*Gasp* It’s another ballroom post. Hooray! I must say that even though I am on hiatus, currently getting over a sore throat, and officially in dead-week for finals, my spirit is feeling fresh, and I feel like I could write for hours. Luckily, I’ll spare you all from that. The title says it all, folks. I find it odd that I’ve never written in-depth about the subject before, but there’s no time like the present. I found this pretty nifty diagram that illustrates the surface dynamics of partner dancing quite well.
For those of you who aren’t familiar, let me clarify. The music sets the rhythm, the leader (the man) has to think of how he has to interpret the music through syllabus figures, musical phrasing, etc., and the follower (the woman) has to do whatever he does. But, as a ballroom dancer, let me tell that partner dancing is so much more than that schematic, little pyramid. First and foremost, the man and woman are a team. They must never forget that.
On a physical level, they literally help balance each other. Personally, it never really dawned on me how much I relied on DP for balance until I had to practice proper posture without him. I felt so shaky and ungraceful! When they dance Smooth (traveling dances), they have to get stomach to stomach, and become a single unit so they can get the momentum needed to get the “floating” effect you see in professional competitions. It’s hard to describe in detail what the man and woman’s role when they dance because there are many dances, tons of music, and each partnership interprets the music in their own unique way.
On an emotional level, it’s quite dynamic. Please keep in mind that as I make this next statement that I speak as someone who is currently not in a serious relationship. In my opinion, dance partners walk a fine line between platonic and romantic. It’s hard to explain, but dancing is certainly a more physically intimate than any other hobby I’ve seen thus far. Studios seem to recognize this as most of them seem to have a strict no fraternization policy. Personally, I think dance partners should be strictly platonic. I’m certainly not against significant others dancing together, but I’d hate to see a common bond such as dancing drive a wedge between two people. Dealing with the possible stress of dance and adding the extra level of a regular relationship strikes me as too much. That’s why I’m thankful DP and I are separated by age and professional boundaries. Dancing can be awkward enough without those unspoken feelings that can occur. But, what’s wonderful is taking that energy and channeling it into a dance. It adds to the realism and molds it into something beautiful. Dancing is what you make of it. If you feel awkward, then you’re making it more than what it really is. It really is just dancing. However, if you’ve fallen into that situation where platonic seems to be crossing into something more, I have no advice to give save to say that I’d talk to somebody about it.
But, the best thing about partner dancing are those little moments every lesson. Sharing fellowship with someone that’s like-minded is, dare I say, better than the dancing itself. The best moments I’ve shared with DP are those goofy moments that make the learning easier.

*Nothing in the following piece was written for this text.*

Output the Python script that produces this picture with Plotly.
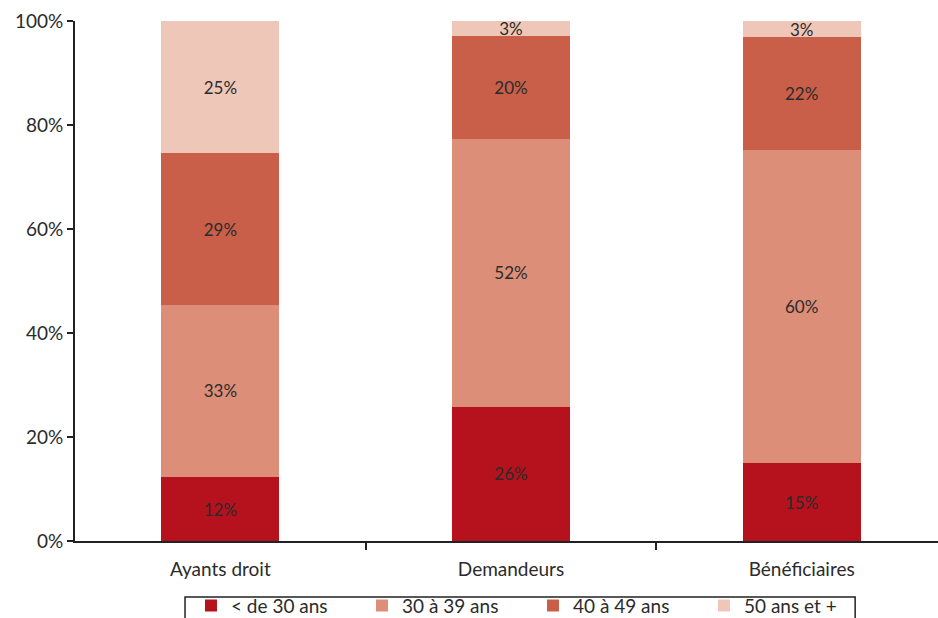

This concept is at the heart of my “Say What?” series. And, underneath the funny veneer is that unspoken statement that says, “Hey, I care about you a lot, and I want you to be the best you can.” That’s what I love most about ballroom. When you get right down to it, any sort of partnership or team is made strong by loving the people with you. I’ll never stop loving the people I’ve met through dancing, and that’s why I’ll never stop loving dancing itself.